Dalam penelitian antropologi sastra, fakta dapat menjadi data, tetapi tidak semua fakta adalah data. Penelitian antropologi sastra jelas akan berhadapan dengan data yang merupakan potret dari fakta-fakta dan realitas. Data di sini dikatakan sebagai fakta yang relevan, yang berkaitan secara logis dengan (a) masalah yang ingin dijawab atau masalah penelitian dan dengan (b) kerangka teori atau paradigma yang digunakan untuk menjawab masalah tersebut.

Jadi, data adalah fakta yang telah dipilih, diseleksi berdasarkan atas relevansinya. Untuk itu peneliti akan membuat rumusan, kategori, klasifikasi, pemaknaan, dan akhirnya membandingkan data-data. Data-data yang ditemukan diangkat, dipahami, dan dibandingkan satu sama lain hingga menemukan simpulan. Itulah kerja ilmiah sastra.

Data yang dibutuhkan dalam suatu penelitian sastra bisa berupa data kualitatif atau data kuantitatif, atau kedua-duanya, dan sebuah penelitian bisa saja memerlukan dan memanfaatkan dua jenis data ini untuk menjawab masalah-masalahnya. Hanya saja, sejauh pengalaman saya, hampir seluruh data sastra cenderung berupa data kualitatif. Data dapat berupa potongan teks atau teks utuh.

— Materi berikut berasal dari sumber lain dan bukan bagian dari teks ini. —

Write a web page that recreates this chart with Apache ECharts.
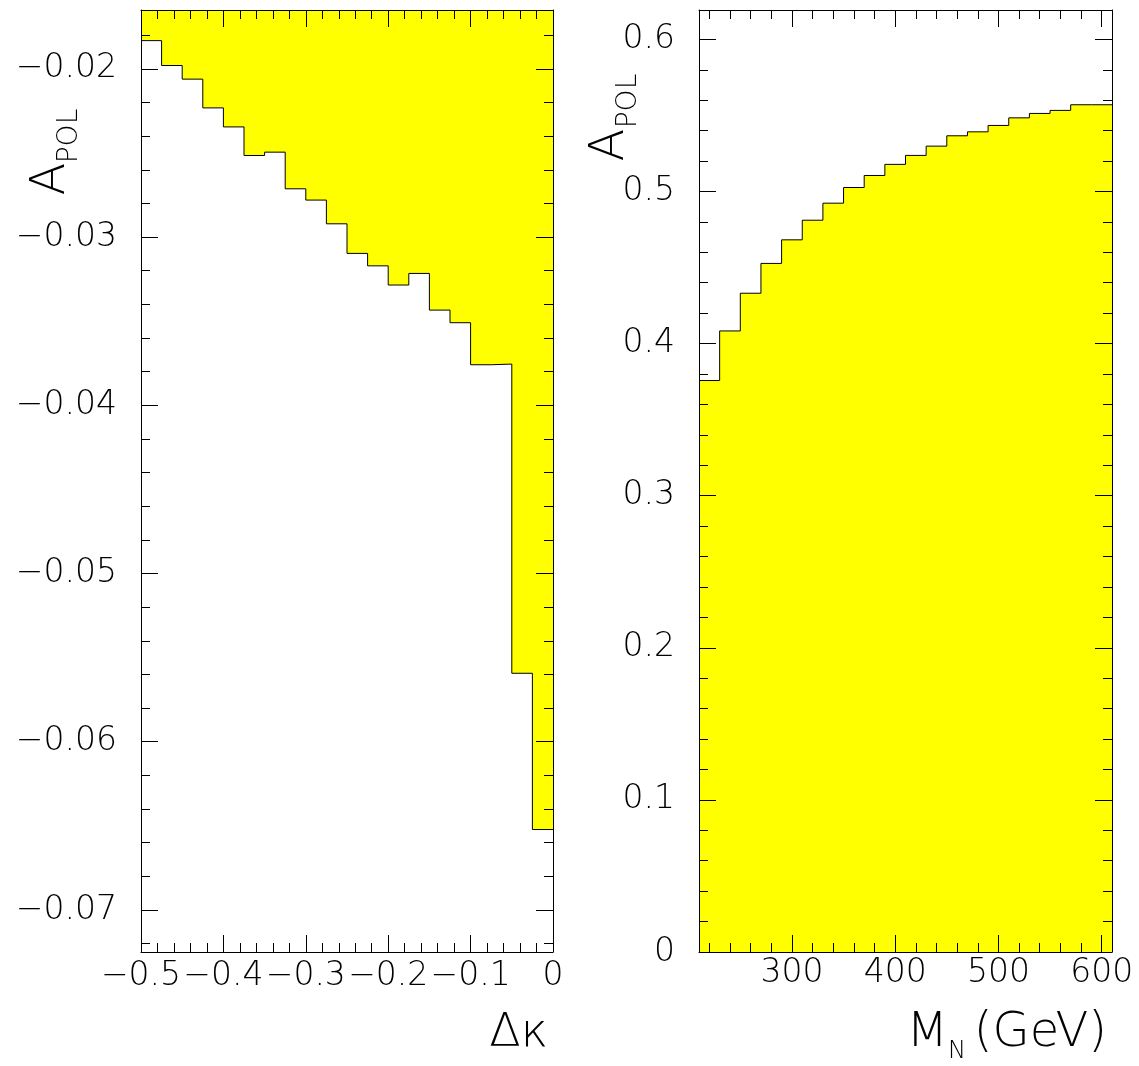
<!DOCTYPE html>
<html><head><meta charset="utf-8">
<script src="https://cdn.jsdelivr.net/npm/echarts@6/dist/echarts.min.js"></script>
<style>html,body{margin:0;padding:0;background:#fff}#c{width:1139px;height:1066px}</style>
</head><body><div id="c"></div>
<script>
// ---------- data ----------
const kappaEdges = [-0.5,-0.475,-0.45,-0.425,-0.4,-0.375,-0.35,-0.325,-0.3,-0.275,-0.25,-0.225,-0.2,-0.175,-0.15,-0.125,-0.1,-0.075,-0.05,-0.025,0];
const apolKappa = [-0.01832,-0.0198,-0.02061,-0.02232,-0.02345,-0.02515,-0.02495,-0.02713,-0.0278,-0.02921,-0.03097,-0.03171,-0.03285,-0.03216,-0.03434,-0.03509,-0.03759,-0.03755,-0.05593,-0.06522];
const massEdges = [210,230,250,270,290,310,330,350,370,390,410,430,450,470,490,510,530,550,570,590,610];
const apolMass = [0.3757,0.4083,0.4331,0.4527,0.4682,0.4811,0.4923,0.5026,0.5105,0.5178,0.5237,0.5298,0.5366,0.5392,0.5434,0.5484,0.5513,0.5533,0.5570,0.5570];

// ---------- axes ranges and tick labels ----------
const kappaRange = [-0.5, 0];
const apolKappaRange = [-0.0725, -0.0165];
const massRange = [210, 610];
const apolMassRange = [0, 0.6193];
const kappaMajorTicks = [-0.5,-0.4,-0.3,-0.2,-0.1,0];
const kappaMinorTicks = [-0.48,-0.46,-0.44,-0.42,-0.38,-0.36,-0.34,-0.32,-0.28,-0.26,-0.24,-0.22,-0.18,-0.16,-0.14,-0.12,-0.08,-0.06,-0.04,-0.02];
const apolKappaMajorTicks = [-0.07,-0.06,-0.05,-0.04,-0.03,-0.02];
const apolKappaMinorTicks = [-0.072,-0.068,-0.066,-0.064,-0.062,-0.058,-0.056,-0.054,-0.052,-0.048,-0.046,-0.044,-0.042,-0.038,-0.036,-0.034,-0.032,-0.028,-0.026,-0.024,-0.022,-0.018];
const massMajorTicks = [300,400,500,600];
const massMinorTicks = [220,240,260,280,320,340,360,380,420,440,460,480,520,540,560,580];
const apolMassMajorTicks = [0,0.1,0.2,0.3,0.4,0.5,0.6];
const apolMassMinorTicks = [0.02,0.04,0.06,0.08,0.12,0.14,0.16,0.18,0.22,0.24,0.26,0.28,0.32,0.34,0.36,0.38,0.42,0.44,0.46,0.48,0.52,0.54,0.56,0.58];

const FONT = "'DejaVu Sans', sans-serif";
const FW = 200;
const MINUS = '\u2212';

function histPoints(edges, vals) {
  const pts = vals.map((v, i) => [edges[i], v]);
  pts.push([edges[edges.length - 1], vals[vals.length - 1]]);
  return pts;
}
function fmtSigned(dec) {
  return v => (Math.abs(v) < 1e-12 ? '0' : (v < 0 ? MINUS : '') + Math.abs(v).toFixed(dec));
}
function axis(grid, pos, range, ticks, len, line, label) {
  const a = {
    type: 'value', gridIndex: grid, position: pos, min: range[0], max: range[1], z: 5,
    axisLine: {show: line, onZero: false, lineStyle: {color: '#000', width: 1}},
    axisTick: {show: true, inside: true, length: len, customValues: ticks, lineStyle: {color: '#000', width: 1}},
    axisLabel: {show: false},
    splitLine: {show: false}
  };
  if (label) {
    a.axisLabel = Object.assign({show: true, customValues: ticks, fontFamily: FONT, fontWeight: FW, fontSize: 33, color: '#000'}, label);
  }
  return a;
}
const MAJ = 17, MIN = 9;
const xAxes = [
  axis(0, 'bottom', kappaRange, kappaMajorTicks, MAJ, true, {formatter: fmtSigned(1), margin: 8}),
  axis(0, 'bottom', kappaRange, kappaMinorTicks, MIN, false),
  axis(0, 'top', kappaRange, kappaMajorTicks, MAJ, true),
  axis(0, 'top', kappaRange, kappaMinorTicks, MIN, false),
  axis(1, 'bottom', massRange, massMajorTicks, MAJ, true, {formatter: v => String(v), margin: 5}),
  axis(1, 'bottom', massRange, massMinorTicks, MIN, false),
  axis(1, 'top', massRange, massMajorTicks, MAJ, true),
  axis(1, 'top', massRange, massMinorTicks, MIN, false)
];
const yAxes = [
  axis(0, 'left', apolKappaRange, apolKappaMajorTicks, MAJ, true, {formatter: fmtSigned(2), margin: 24}),
  axis(0, 'left', apolKappaRange, apolKappaMinorTicks, MIN, false),
  axis(0, 'right', apolKappaRange, apolKappaMajorTicks, MAJ, true),
  axis(0, 'right', apolKappaRange, apolKappaMinorTicks, MIN, false),
  axis(1, 'left', apolMassRange, apolMassMajorTicks, MAJ, true, {formatter: v => (v === 0 ? '0' : v.toFixed(1)), margin: 24}),
  axis(1, 'left', apolMassRange, apolMassMinorTicks, MIN, false),
  axis(1, 'right', apolMassRange, apolMassMajorTicks, MAJ, true),
  axis(1, 'right', apolMassRange, apolMassMinorTicks, MIN, false)
];

function txt(x, y, text, size, opts) {
  return Object.assign({type: 'text', x: x, y: y, z: 10, style: Object.assign({
    text: text, fontFamily: FONT, fontWeight: FW, fontSize: size, fill: '#000', align: 'center', verticalAlign: 'middle'
  }, (opts && opts.style) || {})}, (opts && opts.el) || {});
}
const ROT = {el: {rotation: Math.PI / 2}};

const option = {
  animation: false,
  backgroundColor: '#fff',
  grid: [
    {left: 141, top: 10, width: 412, height: 942, show: false},
    {left: 699, top: 10, width: 413, height: 942, show: false}
  ],
  xAxis: xAxes,
  yAxis: yAxes,
  series: [
    {type: 'line', xAxisIndex: 0, yAxisIndex: 0, step: 'end', data: histPoints(kappaEdges, apolKappa),
     symbol: 'none', z: 2, lineStyle: {color: '#000', width: 1},
     areaStyle: {color: '#ffff00', opacity: 1, origin: 'end'}},
    {type: 'line', xAxisIndex: 4, yAxisIndex: 4, step: 'end', data: histPoints(massEdges, apolMass),
     symbol: 'none', z: 2, lineStyle: {color: '#000', width: 1},
     areaStyle: {color: '#ffff00', opacity: 1, origin: 'start'}}
  ],
  graphic: [
    txt(52, 179, 'A', 48, ROT),
    txt(70, 136, 'POL', 28, ROT),
    txt(611, 145, 'A', 48, ROT),
    txt(629, 101, 'POL', 28, ROT),
    txt(548, 1034, '\u0394\u03ba', 46, {style: {align: 'right'}}),
    txt(948, 1034, 'M', 48, {style: {align: 'right'}}),
    txt(966, 1052, 'N', 24, {style: {align: 'right'}}),
    txt(1107, 1034, '(GeV)', 48, {style: {align: 'right'}})
  ]
};
echarts.init(document.getElementById('c'), null, {renderer: 'canvas'}).setOption(option);
</script>
</body></html>
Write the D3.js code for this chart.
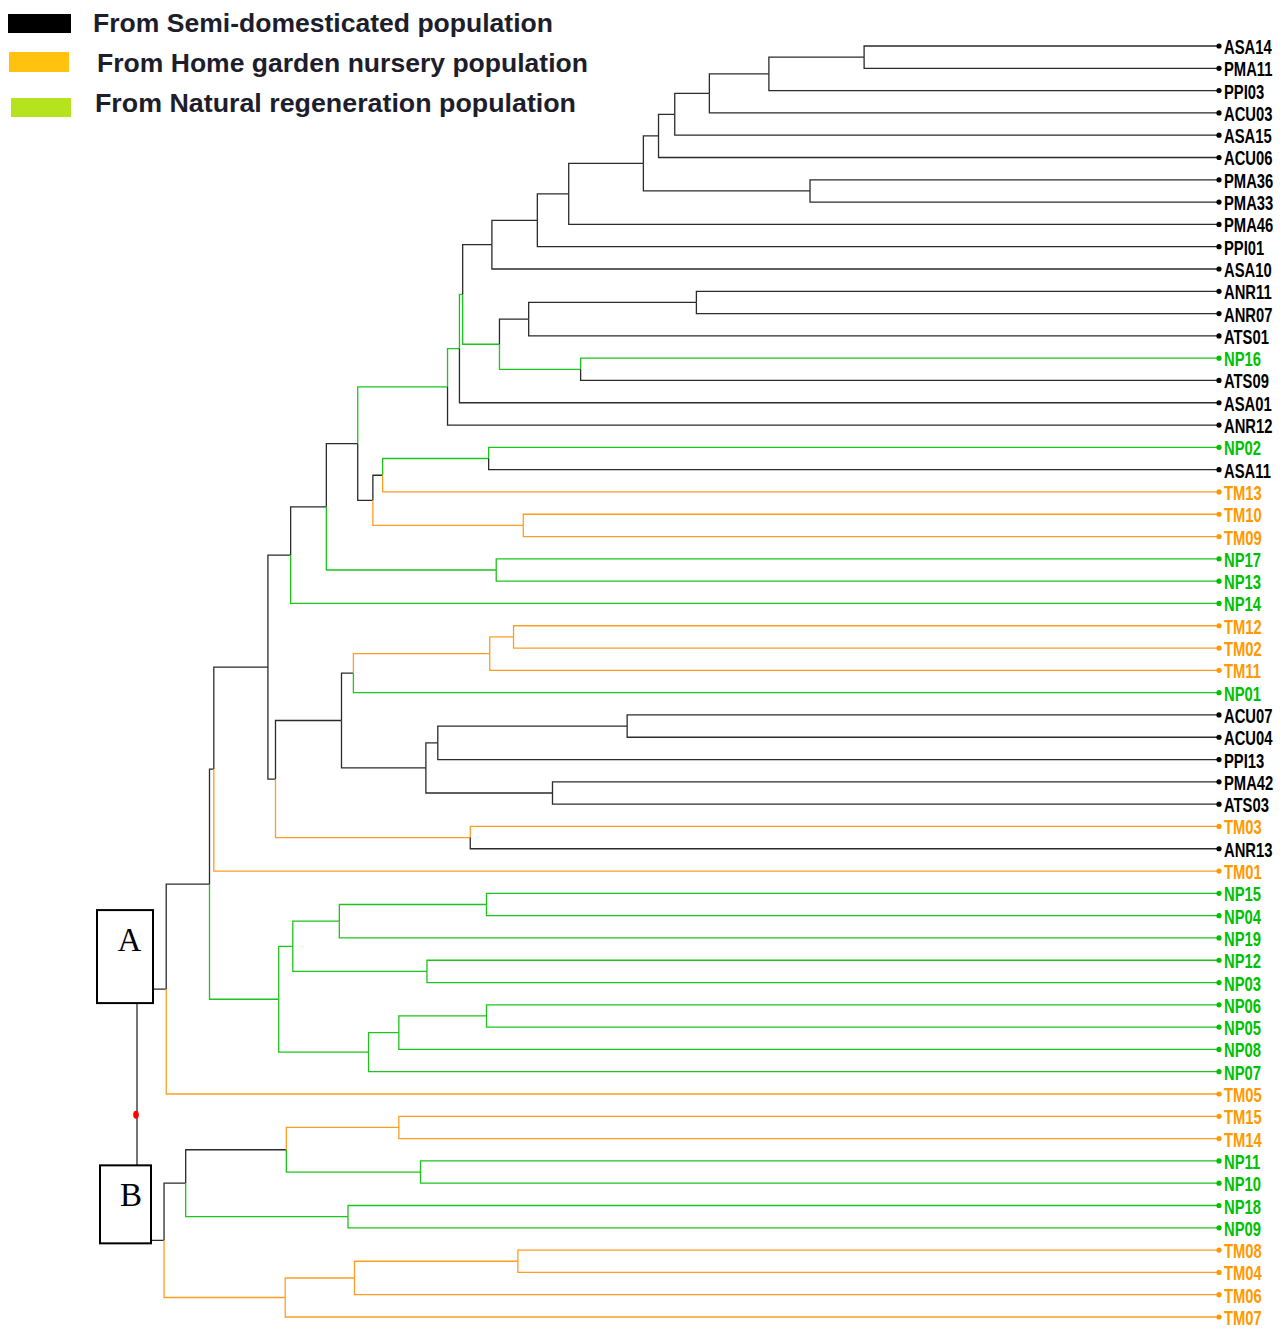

Data yang terseleksi akan diproses, disesuaikan dengan permasalahan yang hendak dirunut. Jika data kuantitatif cenderung berupa angka-angka, data kualitatif tidak berupa angka, tetapi pernyataan-pernyataan yang memberikan keterangan, informasi, mengenai isi, sifat, ciri, keadaan dari sesuatu atau hubungan-hubungan antara sesuatu dengan sesuatu yang lain.